What is Medical History?

What is Medical History?
By John C. Burnham, PhD

Medical history is a rapidly expanding field of both general interest and specialized research. Some medical history focuses on the history of healers and health care, particularly the medical and nursing professions. Other kinds of medical history trace the growth and change in medical knowledge from ancient roots to classic discoveries and recent team research. Many students of medical history try to learn about the experience of people who were ill and who sought healing. Other students try to follow the ways in which different diseases affected humans. Still others trace the many ways in which various societies at times in the past tried to institute preventive and public health measures to keep health hazards away from inhabitants.

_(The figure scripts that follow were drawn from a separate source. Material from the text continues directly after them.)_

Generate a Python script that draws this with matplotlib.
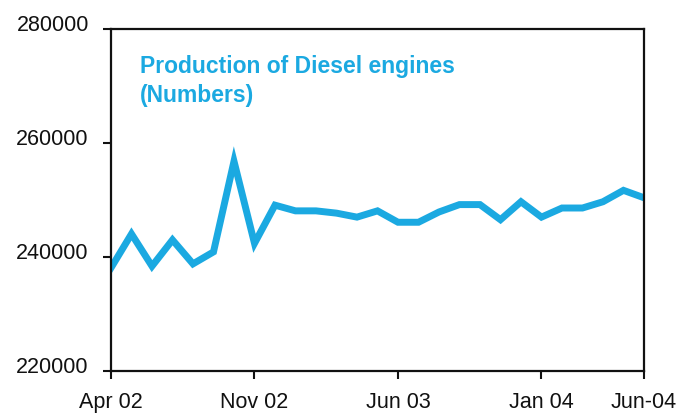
import matplotlib.pyplot as plt
import matplotlib.transforms as mtransforms
import numpy as np

plt.rcParams['font.family'] = ['Liberation Sans', 'DejaVu Sans']

# monthly production, Apr 02 .. Jun 04
production = [238100, 244050, 238400, 243000, 238800, 240900, 256800,
              242400, 249100, 248100, 248100, 247700, 247000, 248100,
              246100, 246100, 247900, 249200, 249200, 246550, 249700,
              247000, 248600, 248600, 249700, 251700, 250400]
tick_pos = [0, 7, 14, 21, 26]
tick_labels = ['Apr 02', 'Nov 02', 'Jun 03', 'Jan 04', 'Jun-04']
y_ticks = [220000, 240000, 260000, 280000]

line_color = '#1BA9E1'

fig = plt.figure(figsize=(6.92, 4.15), dpi=100)
ax = fig.add_axes([0.1604, 0.106, 0.7702, 0.824])

x = np.arange(len(production))
ax.plot(x, production, color=line_color, linewidth=5, solid_joinstyle='miter')

ax.set_xlim(0, 26)
ax.set_ylim(220000, 280000)
ax.set_xticks(tick_pos)
ax.set_xticklabels(tick_labels)
ax.set_yticks(y_ticks)
ax.set_yticklabels([str(v) for v in y_ticks])

for s in ax.spines.values():
    s.set_linewidth(1.6)
    s.set_color('#111111')

ax.tick_params(axis='both', direction='out', length=6, width=1.5,
               labelsize=15.5, colors='#111111')
ax.tick_params(axis='x', pad=9)
ax.tick_params(axis='y', pad=10)

# y labels sit a little above their ticks
shift = mtransforms.ScaledTranslation(0, 0.06, fig.dpi_scale_trans)
for lab in ax.get_yticklabels():
    lab.set_transform(lab.get_transform() + shift)

ax.text(0.054, 0.925, 'Production of Diesel engines\n(Numbers)',
        transform=ax.transAxes, color=line_color, fontsize=16.5,
        fontweight='bold', va='top', ha='left', linespacing=1.35)

plt.savefig('out.png', dpi=100)
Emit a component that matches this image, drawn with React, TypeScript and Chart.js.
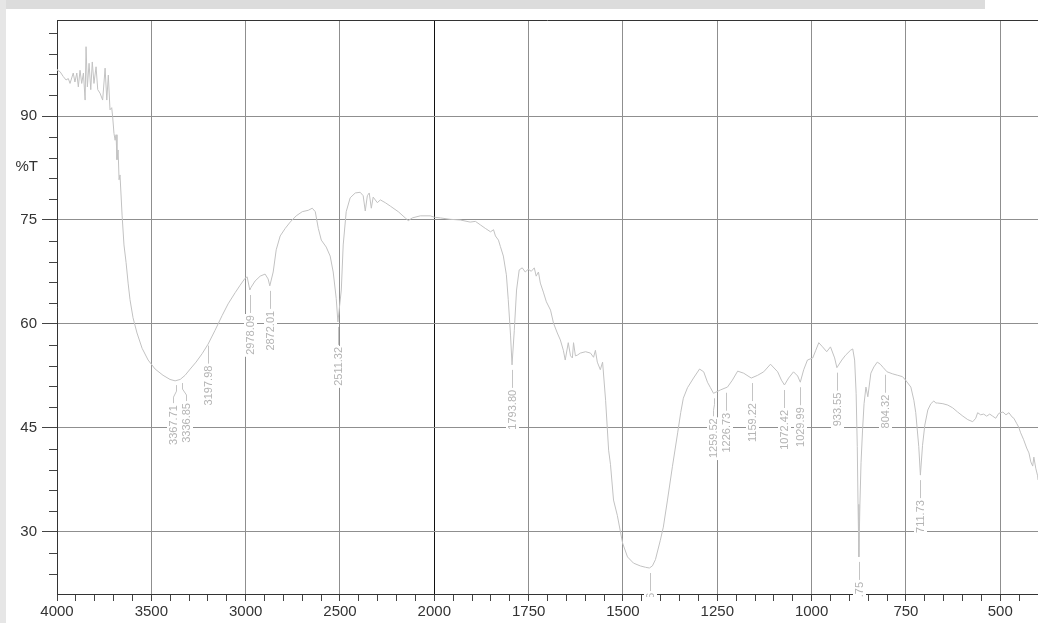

Virtually any historical aspect of the interaction between medical efforts and society now attracts many scholars—the politics and economics of medical care, military medicine, medical technology, biomedical science. Some scholars hold that in both ancient and modern times, societies medicalized social problems—and sometimes shifted social problems out of the realm of local medical ideas.

Much advanced research in medical history is now highly specialized, searching for the global significance of limited episodes and local activities of the past. Yet other efforts turn to narratives of how one development or another came to be.

These explorations into the past are enriched by reading the words written centuries or millennia ago. One can oneself examine old books and journals that indicate how people of previous generations viewed illness, health, and healers. Or there are pictures and material artifacts that also help to bring into the present a vivid sense of how illness, treatment, prevention, and institutional efforts looked to people of another time.

For those who currently work in the health field, learning about the past of illness and healing is particularly important. In an age emphasizing specialization, the history of medicine offers the most important means by which the underlying unity of medicine can be understood. A unique introductory account of the current practice of medical history is a book that has come out of the Ohio State University Medical Heritage Center: John Burnham, What Is Medical History? (Polity Press, 2005).